▸ DATASET SECTION
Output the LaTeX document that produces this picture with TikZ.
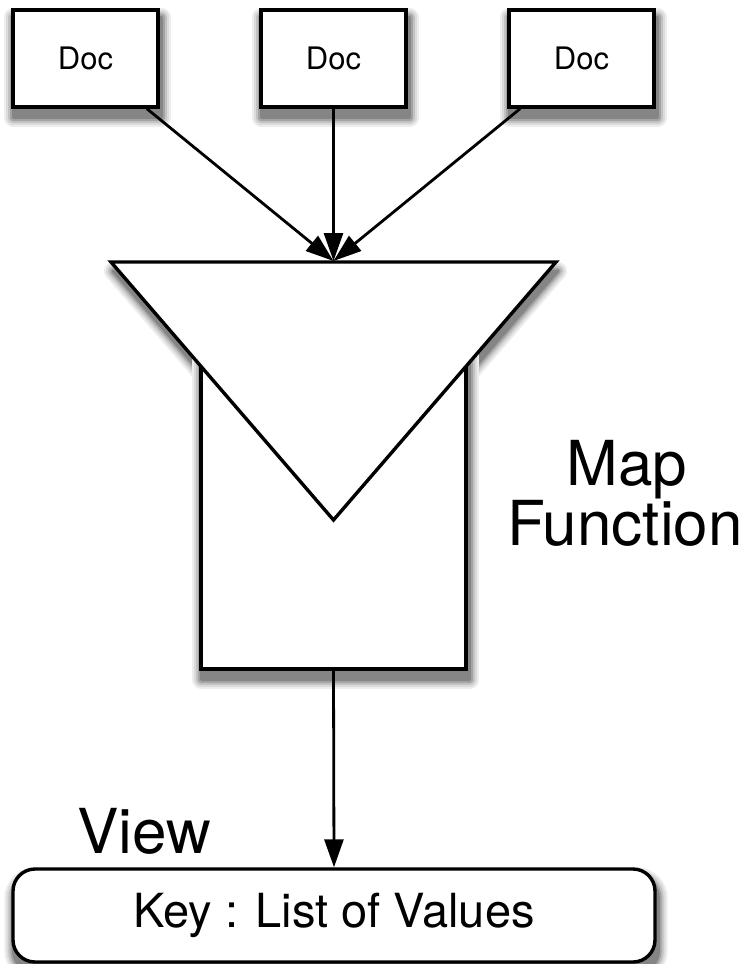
\documentclass[tikz,border=0pt]{standalone}
\usepackage{fontspec}
\setmainfont{TeX Gyre Heros}
\usetikzlibrary{arrows.meta,backgrounds}

% soft drop shadow: stacked grey layers, lightest and widest first
\newcommand\dropshadow[1]{%
  \foreach \g/\w in {7/18,14/14,24/10,36/6,48/2.5}{%
    \draw[draw=black!\g, fill=black!\g, line width=\w pt, line join=round] #1;}}

\begin{document}
\begin{tikzpicture}[x=1pt,y=-1pt,
  docbox/.style={draw, line width=3.4pt, fill=white, inner sep=0pt,
      minimum width=145pt, minimum height=97pt,
      font=\fontsize{31}{31}\selectfont},
  bodybox/.style={draw, line width=3.4pt, fill=white, inner sep=0pt,
      minimum width=265pt, minimum height=349pt},
  viewbox/.style={draw, line width=3.4pt, fill=white, inner sep=0pt,
      rounded corners=22pt, minimum width=642pt, minimum height=93pt,
      font=\fontsize{47}{47}\selectfont},
  biglabel/.style={font=\fontsize{62}{62}\selectfont, inner sep=0pt, anchor=base},
  arr/.style={line width=2.8pt, draw=black,
      -{Triangle[length=28pt,width=19pt,fill=black]}}
]
\useasboundingbox (0,0) rectangle (749,964);

% source documents
\node[docbox] (doc1) at (85.5,58.5) {Doc};
\node[docbox] (doc2) at (333.5,58.5) {Doc};
\node[docbox] (doc3) at (581.5,58.5) {Doc};

% funnel: the stem, then the cone over it
\node[bodybox] (body) at (333.5,494.5) {};
\draw[line width=3.4pt, fill=white, line join=miter]
  (111,262) -- (556,262) -- (333.5,520) -- cycle;
\coordinate (mouth) at (333.5,261);

% result
\node[viewbox] (view) at (334,915.5) {Key : List of Values};

% shadows, all behind the shapes
\begin{pgfonlayer}{background}
  \foreach \d in {doc1,doc2,doc3}{%
    \dropshadow{([shift={(2,9)}]\d.north west) rectangle ([shift={(2,9)}]\d.south east)}}
  \dropshadow{(113,271) -- (558,271) -- (335.5,529) -- cycle}
  \dropshadow{([shift={(2,9)}]body.north west) rectangle ([shift={(2,9)}]body.south east)}
  \dropshadow{[rounded corners=22pt] ([shift={(2,9)}]view.north west) rectangle ([shift={(2,9)}]view.south east)}
\end{pgfonlayer}

% labels
\node[biglabel] (map) at (627,485) {Map};
\node[biglabel] (func) at (625,545) {Function};
\node[font=\fontsize{62}{62}\selectfont, inner sep=0pt, anchor=base west]
  (viewlabel) at (77,853) {View};

% connectors
\draw[arr] (doc1) -- (mouth);
\draw[arr] (doc2) -- (mouth);
\draw[arr] (doc3) -- (mouth);
\draw[arr] (body.south) -- (view.north);
\end{tikzpicture}
\end{document}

▸ REQUEST
Print out the material word for word, omitting the pictures.

▸ EXERCISE RESULT
Output the LaTeX document that produces this picture with TikZ.
\documentclass[tikz,border=0pt]{standalone}
\usepackage{fontspec}
\setmainfont{TeX Gyre Heros}
\usetikzlibrary{arrows.meta,backgrounds}

% soft drop shadow: stacked grey layers, lightest and widest first
\newcommand\dropshadow[1]{%
  \foreach \g/\w in {7/18,14/14,24/10,36/6,48/2.5}{%
    \draw[draw=black!\g, fill=black!\g, line width=\w pt, line join=round] #1;}}

\begin{document}
\begin{tikzpicture}[x=1pt,y=-1pt,
  docbox/.style={draw, line width=3.4pt, fill=white, inner sep=0pt,
      minimum width=145pt, minimum height=97pt,
      font=\fontsize{31}{31}\selectfont},
  bodybox/.style={draw, line width=3.4pt, fill=white, inner sep=0pt,
      minimum width=265pt, minimum height=349pt},
  viewbox/.style={draw, line width=3.4pt, fill=white, inner sep=0pt,
      rounded corners=22pt, minimum width=642pt, minimum height=93pt,
      font=\fontsize{47}{47}\selectfont},
  biglabel/.style={font=\fontsize{62}{62}\selectfont, inner sep=0pt, anchor=base},
  arr/.style={line width=2.8pt, draw=black,
      -{Triangle[length=28pt,width=19pt,fill=black]}}
]
\useasboundingbox (0,0) rectangle (749,964);

% source documents
\node[docbox] (doc1) at (85.5,58.5) {Doc};
\node[docbox] (doc2) at (333.5,58.5) {Doc};
\node[docbox] (doc3) at (581.5,58.5) {Doc};

% funnel: the stem, then the cone over it
\node[bodybox] (body) at (333.5,494.5) {};
\draw[line width=3.4pt, fill=white, line join=miter]
  (111,262) -- (556,262) -- (333.5,520) -- cycle;
\coordinate (mouth) at (333.5,261);

% result
\node[viewbox] (view) at (334,915.5) {Key : List of Values};

% shadows, all behind the shapes
\begin{pgfonlayer}{background}
  \foreach \d in {doc1,doc2,doc3}{%
    \dropshadow{([shift={(2,9)}]\d.north west) rectangle ([shift={(2,9)}]\d.south east)}}
  \dropshadow{(113,271) -- (558,271) -- (335.5,529) -- cycle}
  \dropshadow{([shift={(2,9)}]body.north west) rectangle ([shift={(2,9)}]body.south east)}
  \dropshadow{[rounded corners=22pt] ([shift={(2,9)}]view.north west) rectangle ([shift={(2,9)}]view.south east)}
\end{pgfonlayer}

% labels
\node[biglabel] (map) at (627,485) {Map};
\node[biglabel] (func) at (625,545) {Function};
\node[font=\fontsize{62}{62}\selectfont, inner sep=0pt, anchor=base west]
  (viewlabel) at (77,853) {View};

% connectors
\draw[arr] (doc1) -- (mouth);
\draw[arr] (doc2) -- (mouth);
\draw[arr] (doc3) -- (mouth);
\draw[arr] (body.south) -- (view.north);
\end{tikzpicture}
\end{document}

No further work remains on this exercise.